(1)租借 日清戦争により中国の弱体化がはっきりしたため、列国が中国の分割と勢力圏を設定した。
98年 ドイツ:膠州湾(青島) ドイツはビスマルク失脚後「世界政策」に舵を切った。 しかしそれまでのドイツの植民地は植民するには適切でなかった。 そこで中国に目をつけ、イギリスが目をつけていなかった良港、膠州湾を租借した。 ロシア:大連、旅順(南下政策) イギリス:威海衛(ロシア牽制のため) 九竜半島(香港の隣。100年間租借。1999年香港返還) 99年 フランス:広州湾
各国は鉄道の敷設権や鉱山の経営権を手に入れて影響圏を設定していった。 ところで、租借地は期限を決めて、その国から土地を借りることであるが、 実際は事実上の植民地である。ドイツが租借という方法をとったのは、 ドイツが三国干渉を行ったため、植民地を獲得するわけには行かなくなったからである。
一方アメリカは中国進出が遅れた。 98年 ハワイ併合、フィリピン植民地化(米西戦争)。 フロンティアが太平洋西岸に達したときには、すでに中国は分割された後であった。 そのため、ジョン・ヘイ国務長官は「門戸開放」「機会均等」を主張し、 自由貿易体制を維持するように主張した。
cf.自由貿易と保護貿易
(2)義和団の乱と北清事変 清国国内では内政改革の動きが出てきて、康有為、梁啓超らを中心に変法運動が起きた。 彼らは1898年、光緒帝の許可を取って実際に政治改革を行った。 だが、この改革は西太后によって止められてしまった(百日維新、戊戌政変)。
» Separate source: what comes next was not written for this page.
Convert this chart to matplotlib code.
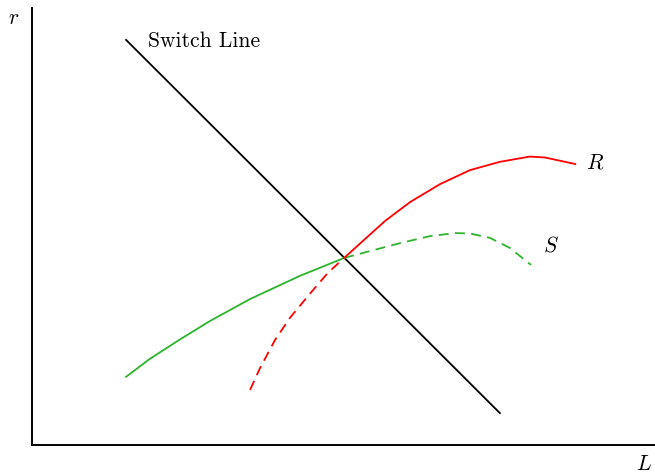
import matplotlib.pyplot as plt

plt.rcParams['mathtext.fontset'] = 'cm'
plt.rcParams['font.family'] = ['cmr10', 'DejaVu Serif']
plt.rcParams['axes.unicode_minus'] = False

# switch line end points
switch_L = [1.51, 7.51]
switch_r = [9.27, 0.73]

# S curve: solid before the switch, dashed after
s_solid_L = [1.51, 1.89, 2.38, 2.86, 3.50, 4.30, 5.01]
s_solid_r = [1.56, 1.97, 2.42, 2.84, 3.34, 3.87, 4.28]
s_dash_L = [5.01, 5.43, 5.91, 6.39, 6.79, 7.03, 7.35, 7.67, 8.01]
s_dash_r = [4.28, 4.44, 4.62, 4.78, 4.85, 4.84, 4.74, 4.51, 4.12]

# R curve: dashed before the switch, solid after
r_dash_L = [3.50, 3.66, 3.90, 4.14, 4.46, 4.75, 5.01]
r_dash_r = [1.26, 1.76, 2.40, 2.91, 3.46, 3.94, 4.28]
r_solid_L = [5.01, 5.35, 5.67, 6.07, 6.55, 7.03, 7.51, 7.99, 8.23, 8.72]
r_solid_r = [4.28, 4.72, 5.13, 5.56, 5.97, 6.29, 6.48, 6.60, 6.58, 6.43]

green = '#2db42d'
lw = 1.3

fig = plt.figure(figsize=(6.55, 4.74), dpi=100)
ax = fig.add_axes([32 / 655, 29 / 474, 623 / 655, 437 / 474])
ax.set_xlim(0, 10)
ax.set_ylim(0, 10)

ax.plot(switch_L, switch_r, color='black', lw=lw)
ax.plot(s_solid_L, s_solid_r, color=green, lw=lw)
ax.plot(s_dash_L, s_dash_r, color=green, lw=lw, dashes=(5.5, 3.5))
ax.plot(r_dash_L, r_dash_r, color='red', lw=lw, dashes=(5.5, 3.5))
ax.plot(r_solid_L, r_solid_r, color='red', lw=lw)

ax.text(1.86, 9.23, 'Switch Line', fontsize=15.5, va='center', ha='left')
ax.text(8.9, 6.45, r'$R$', fontsize=15.5, va='center', ha='left')
ax.text(8.2, 4.57, r'$S$', fontsize=15.5, va='center', ha='left')

# axis labels sit outside the spines
fig.text(14 / 655, 1 - 18 / 474, r'$r$', fontsize=15.5, ha='center', va='center')
fig.text(644 / 655, 1 - 464 / 474, r'$L$', fontsize=15.5, ha='center', va='center')

for side in ['top', 'right']:
    ax.spines[side].set_visible(False)
for side in ['left', 'bottom']:
    ax.spines[side].set_linewidth(1.4)
ax.set_xticks([])
ax.set_yticks([])

fig.savefig('out.png', dpi=100)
このような政界の動きは、 外国の圧力を強く感じている中国人にとっては不満のたまるものであった。 特にドイツの進出の著しい山東半島では、 義和拳という反キリスト教民俗信仰団体を中心にして、外国人を攻撃する動きが出てきた。 彼らは「扶清滅洋」をスローガンとして活動した(義和団の乱)。
同年、乱は北京にまで広がり、外国公使館を攻撃するに至った。 清国政府も義和団に同調して、各国の宣戦布告をした(北清事変)。 清国政府はこれによって外勢を追い返させると考えたのである。
公使館はその国を代表して相手国政府と交渉する公使の勤務する場所で、 その国の領域と同じように保護されなければならない所である。 それゆえ、その場所は警備されなければならない場所でもある。
各国(日英米露独伊墺)は連合軍を結成して義和団を制圧した。 このとき、日本軍の力は大きかったが、 第2次山県内閣は最初から連合軍に加わることには消極的であった。 中国に勢力を広げるためであった。 そこで、3回、出兵要請が来てから、軍を北京に出す事にしたのである。
結局1801年 北京議定書が締結された。これにより清国政府は ・賠償金 ・公使館の地域を治外法権にすること ・公使館警備のため、守備隊を駐屯させることを認めることになった。
北清事変鎮圧に貢献した日本は「極東の憲兵」と目されるようになり、 中国に勢力を拡張し、ロシアを牽制し、朝鮮に進出する足がかりを作った。